The best asset of Aus, from my point of view, is that all four roads leaving Aus are downhill. Indeed, the small town sits at an altitude of 1500 m, at the edge of the Great Escarpment.


 

I follow the C13, a paved road heading south straight to the South African border. The 3 km leaving town uphill are then followed by a 50 km stretch, during which I barely pedal!

The road to Rosh Pinah
170 km from Aus to Rosh Pinah

 

Looking at my GPS, it seems that the slope is in average 1% downhill. The good tar surface and the strong tailwind make it very pleasant, as I am left to enjoy the bare landscape and the ostriches without producing much effort. As usual, there is almost no traffic, and the mountains and plateaus surrounding me seem shaped by water and erosion.

Ostrich in the wild
Hello ostriches

 

The wind is blowing in the right direction
The wind is blowing in the “right” direction

 

The road to Rosh Pinah
The road to Rosh Pinah
Sky of Namibia
The road to Rosh Pinah

 

The nice blue sky makes time go by fast. I could cycle the 170 km to Rosh Pinah within the same day if I had left early. But I am taking it easy and two days will work fine, if the wind doesn’t change sides.

Landscape along the C13
The road to Rosh Pinah
Landscape along the C13
The road to Rosh Pinah

 

Note to future cyclists: At the “Rosh Pinah: 90” road sign, there is a ruin by the road. Three walls that would do to pitch my tent and remain sheltered from the wind.

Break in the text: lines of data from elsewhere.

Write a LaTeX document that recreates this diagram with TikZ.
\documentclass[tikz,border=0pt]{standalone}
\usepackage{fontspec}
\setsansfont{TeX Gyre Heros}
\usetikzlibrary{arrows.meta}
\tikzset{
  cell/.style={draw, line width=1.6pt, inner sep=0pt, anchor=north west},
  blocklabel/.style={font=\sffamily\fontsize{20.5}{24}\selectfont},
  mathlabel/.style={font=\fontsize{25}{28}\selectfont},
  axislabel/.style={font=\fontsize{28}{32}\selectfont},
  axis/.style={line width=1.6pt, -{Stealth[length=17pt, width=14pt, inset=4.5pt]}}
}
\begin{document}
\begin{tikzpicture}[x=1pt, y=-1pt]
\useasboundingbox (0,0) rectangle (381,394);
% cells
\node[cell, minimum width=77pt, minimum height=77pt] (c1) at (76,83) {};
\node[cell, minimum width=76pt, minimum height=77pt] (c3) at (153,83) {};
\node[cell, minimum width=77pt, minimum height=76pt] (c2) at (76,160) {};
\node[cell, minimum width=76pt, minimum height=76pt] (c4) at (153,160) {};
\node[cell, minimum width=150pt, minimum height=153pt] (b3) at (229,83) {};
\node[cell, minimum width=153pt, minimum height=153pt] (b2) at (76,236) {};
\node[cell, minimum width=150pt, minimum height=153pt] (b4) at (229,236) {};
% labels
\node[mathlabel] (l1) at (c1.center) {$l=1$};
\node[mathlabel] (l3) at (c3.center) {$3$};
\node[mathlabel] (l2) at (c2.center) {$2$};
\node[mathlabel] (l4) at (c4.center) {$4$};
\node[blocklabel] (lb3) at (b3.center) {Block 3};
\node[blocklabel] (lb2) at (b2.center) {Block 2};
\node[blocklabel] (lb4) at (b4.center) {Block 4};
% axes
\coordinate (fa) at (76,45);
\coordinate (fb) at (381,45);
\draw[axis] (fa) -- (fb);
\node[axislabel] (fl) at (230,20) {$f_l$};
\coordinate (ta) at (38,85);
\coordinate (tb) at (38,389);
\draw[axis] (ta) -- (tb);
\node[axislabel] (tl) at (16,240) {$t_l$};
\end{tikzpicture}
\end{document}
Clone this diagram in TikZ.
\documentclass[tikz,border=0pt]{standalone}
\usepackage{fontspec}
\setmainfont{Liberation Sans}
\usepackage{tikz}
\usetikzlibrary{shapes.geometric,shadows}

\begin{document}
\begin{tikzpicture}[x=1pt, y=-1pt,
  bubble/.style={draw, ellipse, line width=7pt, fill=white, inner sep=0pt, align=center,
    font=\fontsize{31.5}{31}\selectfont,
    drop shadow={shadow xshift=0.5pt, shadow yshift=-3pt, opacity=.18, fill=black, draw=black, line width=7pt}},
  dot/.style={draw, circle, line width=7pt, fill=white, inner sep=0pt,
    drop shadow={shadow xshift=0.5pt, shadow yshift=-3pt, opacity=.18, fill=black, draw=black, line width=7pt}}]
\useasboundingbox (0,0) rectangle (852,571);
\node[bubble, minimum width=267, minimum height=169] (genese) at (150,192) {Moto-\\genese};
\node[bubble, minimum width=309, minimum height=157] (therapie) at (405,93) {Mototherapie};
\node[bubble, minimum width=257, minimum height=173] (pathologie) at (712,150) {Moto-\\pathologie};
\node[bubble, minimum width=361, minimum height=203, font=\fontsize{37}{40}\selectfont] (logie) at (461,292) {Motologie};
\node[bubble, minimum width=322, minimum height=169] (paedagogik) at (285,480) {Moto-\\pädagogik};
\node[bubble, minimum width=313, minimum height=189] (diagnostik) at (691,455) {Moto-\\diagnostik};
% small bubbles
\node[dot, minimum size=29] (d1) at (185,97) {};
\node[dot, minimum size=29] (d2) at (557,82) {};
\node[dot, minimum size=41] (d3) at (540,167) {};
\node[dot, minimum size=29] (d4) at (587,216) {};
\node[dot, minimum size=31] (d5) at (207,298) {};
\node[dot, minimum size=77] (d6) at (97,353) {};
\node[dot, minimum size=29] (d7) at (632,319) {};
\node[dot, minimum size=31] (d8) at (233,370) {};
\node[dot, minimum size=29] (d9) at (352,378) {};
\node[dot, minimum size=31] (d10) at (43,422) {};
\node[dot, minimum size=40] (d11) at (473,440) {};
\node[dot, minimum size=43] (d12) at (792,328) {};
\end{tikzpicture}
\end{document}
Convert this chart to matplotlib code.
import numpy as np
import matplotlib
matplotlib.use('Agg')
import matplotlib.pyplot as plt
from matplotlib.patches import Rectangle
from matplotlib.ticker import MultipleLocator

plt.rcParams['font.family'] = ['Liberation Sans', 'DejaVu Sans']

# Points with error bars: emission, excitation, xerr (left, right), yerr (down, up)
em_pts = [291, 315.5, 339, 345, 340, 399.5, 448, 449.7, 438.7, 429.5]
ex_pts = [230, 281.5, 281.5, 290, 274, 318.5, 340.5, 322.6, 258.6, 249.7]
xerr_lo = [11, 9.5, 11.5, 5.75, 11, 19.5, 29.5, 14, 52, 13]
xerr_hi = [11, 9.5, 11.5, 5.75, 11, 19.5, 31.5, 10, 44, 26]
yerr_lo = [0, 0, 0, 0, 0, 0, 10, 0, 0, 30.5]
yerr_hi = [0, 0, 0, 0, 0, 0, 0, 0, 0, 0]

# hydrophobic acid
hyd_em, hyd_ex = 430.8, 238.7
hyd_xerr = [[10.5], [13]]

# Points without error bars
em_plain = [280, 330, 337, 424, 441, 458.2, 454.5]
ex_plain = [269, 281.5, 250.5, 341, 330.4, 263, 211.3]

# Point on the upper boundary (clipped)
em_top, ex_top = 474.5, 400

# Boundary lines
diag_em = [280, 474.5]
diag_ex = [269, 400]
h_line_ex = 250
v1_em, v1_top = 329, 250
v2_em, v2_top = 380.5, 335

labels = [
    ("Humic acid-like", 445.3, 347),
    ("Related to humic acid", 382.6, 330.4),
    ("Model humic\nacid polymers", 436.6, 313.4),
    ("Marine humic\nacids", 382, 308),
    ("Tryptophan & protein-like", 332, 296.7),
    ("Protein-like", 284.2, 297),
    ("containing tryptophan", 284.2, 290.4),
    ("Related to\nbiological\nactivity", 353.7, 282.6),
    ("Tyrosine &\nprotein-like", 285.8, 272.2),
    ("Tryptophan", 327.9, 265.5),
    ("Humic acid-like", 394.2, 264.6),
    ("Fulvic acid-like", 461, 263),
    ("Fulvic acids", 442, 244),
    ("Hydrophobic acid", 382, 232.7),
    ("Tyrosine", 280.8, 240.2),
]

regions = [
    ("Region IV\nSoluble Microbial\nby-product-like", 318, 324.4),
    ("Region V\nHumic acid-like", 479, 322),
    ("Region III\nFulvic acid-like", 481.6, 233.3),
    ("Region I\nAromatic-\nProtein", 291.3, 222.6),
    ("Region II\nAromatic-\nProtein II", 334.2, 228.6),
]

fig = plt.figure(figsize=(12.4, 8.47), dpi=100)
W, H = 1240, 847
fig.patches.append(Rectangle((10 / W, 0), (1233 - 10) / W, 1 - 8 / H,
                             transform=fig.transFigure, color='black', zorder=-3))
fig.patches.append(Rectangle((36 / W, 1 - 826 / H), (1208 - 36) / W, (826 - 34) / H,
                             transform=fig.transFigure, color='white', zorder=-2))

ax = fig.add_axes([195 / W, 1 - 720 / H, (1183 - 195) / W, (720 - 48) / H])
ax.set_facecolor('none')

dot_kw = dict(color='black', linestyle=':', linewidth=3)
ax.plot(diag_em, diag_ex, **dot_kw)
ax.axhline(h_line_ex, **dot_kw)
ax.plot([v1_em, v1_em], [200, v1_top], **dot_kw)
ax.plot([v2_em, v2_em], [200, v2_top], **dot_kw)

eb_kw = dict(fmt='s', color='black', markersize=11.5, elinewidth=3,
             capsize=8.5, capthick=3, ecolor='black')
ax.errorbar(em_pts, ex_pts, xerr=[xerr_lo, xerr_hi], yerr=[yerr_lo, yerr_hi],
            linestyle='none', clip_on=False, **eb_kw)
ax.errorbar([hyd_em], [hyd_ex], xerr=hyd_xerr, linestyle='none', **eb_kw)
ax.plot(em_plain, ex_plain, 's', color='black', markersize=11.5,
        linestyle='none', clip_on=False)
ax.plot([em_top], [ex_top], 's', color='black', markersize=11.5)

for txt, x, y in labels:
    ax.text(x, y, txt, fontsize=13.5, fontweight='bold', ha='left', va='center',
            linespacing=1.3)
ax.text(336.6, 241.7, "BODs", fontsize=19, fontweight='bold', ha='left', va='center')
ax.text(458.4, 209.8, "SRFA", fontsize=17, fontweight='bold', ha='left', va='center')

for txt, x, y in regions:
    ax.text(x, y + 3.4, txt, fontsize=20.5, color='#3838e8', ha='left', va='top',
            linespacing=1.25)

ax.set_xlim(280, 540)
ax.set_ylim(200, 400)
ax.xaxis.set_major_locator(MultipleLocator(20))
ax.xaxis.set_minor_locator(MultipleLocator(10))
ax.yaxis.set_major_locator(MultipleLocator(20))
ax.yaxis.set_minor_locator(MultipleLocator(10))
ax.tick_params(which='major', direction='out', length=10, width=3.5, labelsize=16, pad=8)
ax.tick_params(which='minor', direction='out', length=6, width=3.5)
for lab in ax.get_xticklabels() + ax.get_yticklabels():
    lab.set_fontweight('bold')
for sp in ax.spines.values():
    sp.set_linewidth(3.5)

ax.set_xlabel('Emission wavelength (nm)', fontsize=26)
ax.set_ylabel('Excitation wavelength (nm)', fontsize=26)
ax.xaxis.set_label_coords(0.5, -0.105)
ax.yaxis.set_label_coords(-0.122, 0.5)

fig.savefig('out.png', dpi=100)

But it’s still early for me, so I move on.

Landscape along the C13
A strange concrete wall / settlement (satellite) some 10 km away

 

At the end of the day, I have gone 100 km away from Aus. It’s a good distance, but I am still surrounded by bare landscape. I decide to push until 120 km, remembering that Steve said there is a windmill at KM 120. If there is a windmill, there is also probably a concrete tank nearby, or even a farm, where I could sleep. Also, one of my maps indicates “Witputz cattle post” there, at the crossroads between C13 and D463, so I am hopeful to find ruins, and set up my tent sheltered from the wind.

An extra 20 km to cycle means I will get there after sunset, with very little light, and I won’t be able to look in the bush for a good camping spot. So there’d better be something there.

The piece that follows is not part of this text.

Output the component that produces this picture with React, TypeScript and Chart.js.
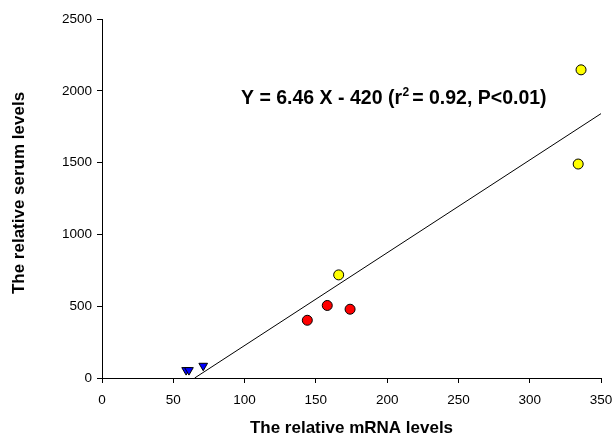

20140803-DSC_6006 die kyk in die pot pad
D727, then D446, other super scenic gravel roads that I’ll visit another time …

 

Natural waterhole
Water! A natural waterhole! Incredible, for that time and location

 

Cracked ground
Puzzling ground …

 

I reach Witputz (also spelled Witputs), and spot two windmills, but nothing else. It’s dark and I am not too surprised that even a bare crossroads has a name. Because of the windmills, there must be animals and a farm around here, but it could be in any direction, and maybe 5 km, 10 km or 15 km away. Too risky to look for, on unmarked dirt tracks, by night.

The gravel D463 is heading east, right into the Fish River canyon, and it feels like another scenic road with nothing on it for 100 km. I venture on it to camp away from the C13, paved and as busy as, maybe, 50 cars a day? And then, it’s jackpot! Just a kilometer away, I discern white buildings in the dark. It looks like an abandoned farming complex, with many buildings. Once again, that’s my last chance at the last moment!

Witputz
The next day in the morning

 

All the buildings look nice and clean, and they are all empty. It doesn’t really look like a farm, but more like a police office or a workshop, with a car inspection pit. I have a choice of 10 rooms, and I pick the one with a door and the best viewpoint against visitors. I don’t think there is much wildlife around, but one never knows. It’s a perfect stop for cyclists! (the main gate chain is so rusty it can be opened and closed with little pressure).

When I leave it in the morning, I see a sign that I had missed at night: Namibia Diamond Mining Company Ltd. I didn’t know there was diamond mining in the area. And I can’t find anything online that would tell me a bit more about where I slept.

Witputz

 

And now, just 50 km away from Rosh Pinah, I will get there early and hopefully visit the Zinc mine underground.